Even so, Bush faces a real dilemma, said Cordesman, now with the Center for Strategic and International Studies. “The president’s legacy, if he fails in Iraq, historically is an absolute disaster. President Bush and the Bush administration can scarcely ignore that problem.”
“If you pull out troops too quickly now, and you see the situation in Iraq collapse before the midterm elections, the impact is going to be far more serious than if you keep the troops in at reasonable levels,” Cordesman said.
Regardless of whether attacks against U.S. troops are increasing overall or remaining constant, the deaths over the past few days of Marines in western Iraq — including multiple losses for the community of Brook Park, Ohio — underscore that things in Iraq are not going well.
Jeff Mers, commander of a VFW post that has raised money and sent care packages to the Columbus-based Marine company that suffered the heaviest losses, said that even before this week’s attacks, he and other veterans were dazed from attending funerals.

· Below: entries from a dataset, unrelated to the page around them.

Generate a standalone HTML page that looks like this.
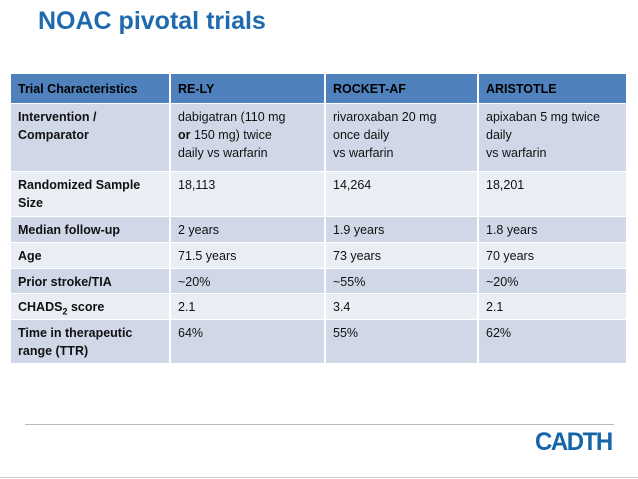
<!DOCTYPE html>
<html><head><meta charset="utf-8"><style>
body{margin:0;width:638px;height:479px;background:#fff;position:relative;overflow:hidden;font-family:"Liberation Sans",sans-serif}
.c{position:absolute;box-sizing:border-box;padding:4px 7px;font-size:12.5px;line-height:18px;color:#111}
.h{background:#4F81BD;font-weight:bold;color:#000;padding-top:6px}
.d{background:#D0D8E8}.l{background:#E9EDF4}
.b{font-weight:bold}
</style></head><body>
<div style="position:absolute;left:38px;top:7px;font-size:25px;font-weight:bold;color:#1F6AAE">NOAC pivotal trials</div>
<div id="t"></div>
<div style="position:absolute;left:25px;top:424px;width:589px;height:1px;background:#bbb"></div>
<div style="position:absolute;left:535px;top:428px;font-size:25px;font-weight:bold;color:#1565A8;letter-spacing:-1.5px;transform:scaleX(0.96);transform-origin:left">CADTH</div>
<div style="position:absolute;left:0;top:477px;width:638px;height:1px;background:#ccc"></div>
<script>
const cols=[11,171,326,479,626];
const rows=[[74,29],[104,67],[172,44],[217,25],[243,25],[269,24],[294,25],[320,43]];
const data=[
["Trial Characteristics","RE-LY","ROCKET-AF","ARISTOTLE"],
["Intervention / Comparator","dabigatran (110 mg<br><b>or</b> 150 mg) twice<br>daily vs warfarin","rivaroxaban 20 mg<br>once daily<br>vs warfarin","apixaban 5 mg twice<br>daily<br>vs warfarin"],
["Randomized Sample Size","18,113","14,264","18,201"],
["Median follow-up","2 years","1.9 years","1.8 years"],
["Age","71.5 years","73 years","70 years"],
["Prior stroke/TIA","~20%","~55%","~20%"],
["CHADS<sub style='font-size:9px'>2</sub> score","2.1","3.4","2.1"],
["Time in therapeutic range (TTR)","64%","55%","62%"]];
const t=document.getElementById('t');
data.forEach((r,i)=>r.forEach((v,j)=>{
const e=document.createElement('div');


e.className='c '+(i==0?'h':(i%2?'d':'l'))+(j==0?' b':'');
e.style.left=cols[j]+'px';e.style.width=(cols[j+1]-cols[j]-(j<3?2:0))+'px';
e.style.top=rows[i][0]+'px';e.style.height=rows[i][1]+'px';
e.innerHTML=v;t.appendChild(e);}));
</script>
</body></html>
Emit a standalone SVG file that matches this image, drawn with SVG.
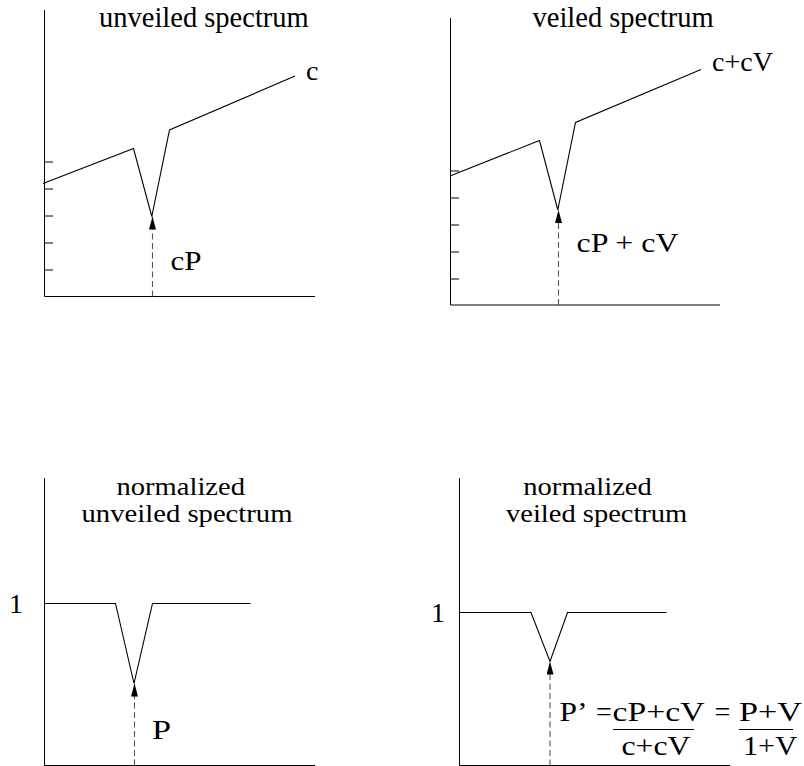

“I think I’ve been to nine of these just in central Ohio in the past few months,” he said.
Bush called the fallen Marines a “grim reminder” that America is still at war.
The war will be a major factor in the 2006 midterm congressional races and could be one in the 2008 presidential race, said Stephen Cimbala, a Pennsylvania State University political scientist who has studied the impact of wars on American politics.
“If you look at it from a Republican point of view, by the 2006 congressional elections, you’re going to want to have a timetable in place for withdrawal of U.S. forces and their replacement by Iraqis. And by the fall of 2008, you will want to have most U.S. forces out of there,” Cimbala said.